If we’ve learnt anything from the latest Fashion weeks, it’s that Fashion’s priorities are changing. From Roland Mouret’s campaign against the single-use of clothes hangers- to Prada encouraging her followers to “think how they spend”, sustainability has become hot news.We know some hard facts about organic fashion’s role in the ongoing climate crisis, even though, the research shows that not all consumers are well-informed. Gen-Z with their instant gratification through Instagram and smartphones have been at the helm of this mass consumption.
So how does Gen-Z take accountability of what is already a massive problem? We highlight a few points to take into consideration.
The fashion industry is inherently broken and fast fashion environmental impact is colossal. The clothes that are being produced are very fast, and consumers are making quick decisions. The deliveries are happening almost instantaneously and often clothes are worn infrequently and discarded.
Organic sustainable clothing has been growing and more brands are turning towards greener alternatives. Sustainable initiatives have been taking place, but fast fashion has infiltrated a lot of the mainstream market and is having a massive negative impact.
Re-using and recycling old clothing speaks to the sensibilities of this generation. Thrift shopping and second-hand stores have been helpful in creating a unique culture. Teens these days want to support environmentalism and want to create unique styles that will, in turn, be used for their branding and social stories.
Movements like deadstock- an initiative for unsold clothes from previous seasons- are also gaining traction. Organizations like these will make people more aware of the impending problem we have at hand.
Younger generations are starting to question many things. The obsession with owning things is also becoming an outdated topic amongst them.

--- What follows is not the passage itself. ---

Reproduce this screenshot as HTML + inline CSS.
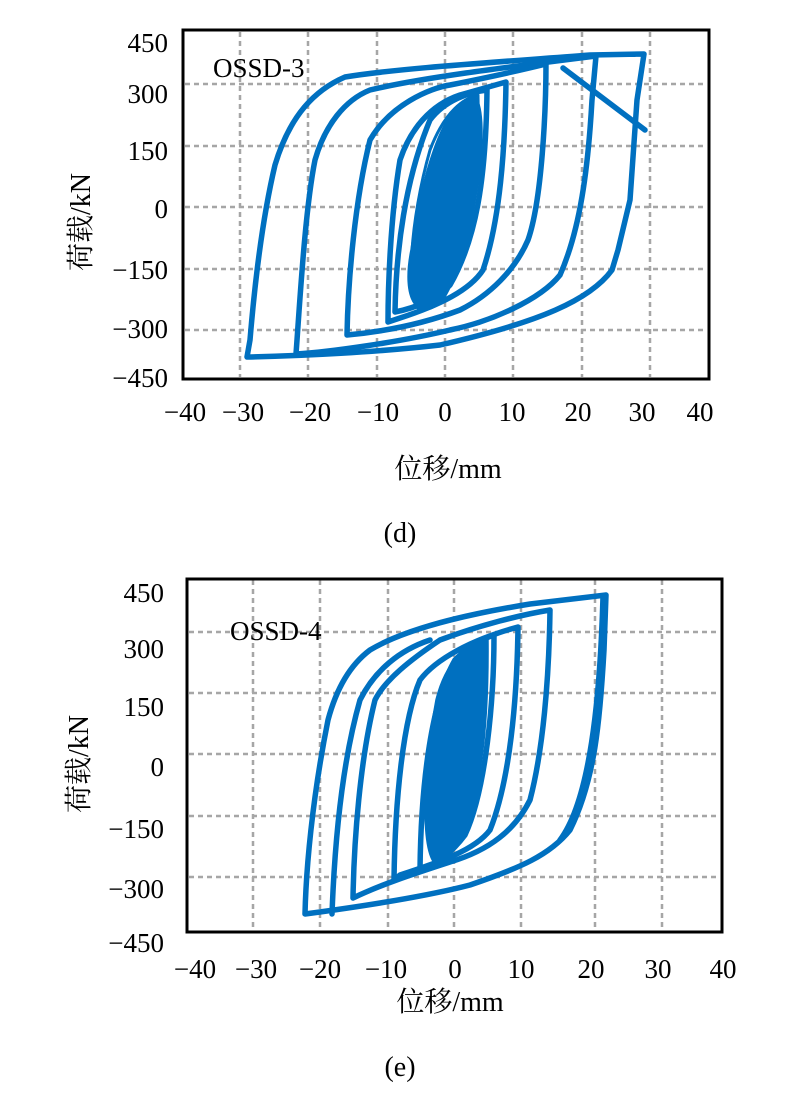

The sharing economy is catching on along with the list of rental services that range from Rent the Runway and MyWardrobe to peer-to-peer apps that are helping consumers get clothes while monetizing their own wardrobes.
Remember to only buy items that are going to work for you all year round. Don’t spend an exorbitant amount on an entire summer wardrobe when you yourself reside in a cold and rainy London. Instead, try and invest in statement pieces that you will be able to wear for more than one season. Jeans, classic dresses, coats, and t-shirts should make for an ideal sustainable fashion wardrobe.
It might sound like an obvious choice, but it is also very important. If you are buying better quality clothes, they will definitely last you longer. But this also goes for the rest of the clothing you have in your wardrobe. If you look after them properly, you will have to replace them less often. From looking after your cashmere to washing your denim inside out, you should go the extra mile to ensure your clothes last longer.
Once you go deeper and change what you splurge on, the whole game changed. Instead of giving it all for a dress for a wedding or just a pair of shoes that you will only wear once, spend your “investment” cash on things you would rather wear every day. Change the mindset that you should only be spending so much for “special occasions”. Consider that you will only be buying one pair of jeans per year, or one item this month.
Leading an environmentally conscious lifestyle might seem hard, but like everything else, it is not impossible. If each one of us takes small steps to be more thoughtful, we will be able to create change even in the smallest of ways. It is time to stop making excuses, and start implementing these small yet powerful changes in your life!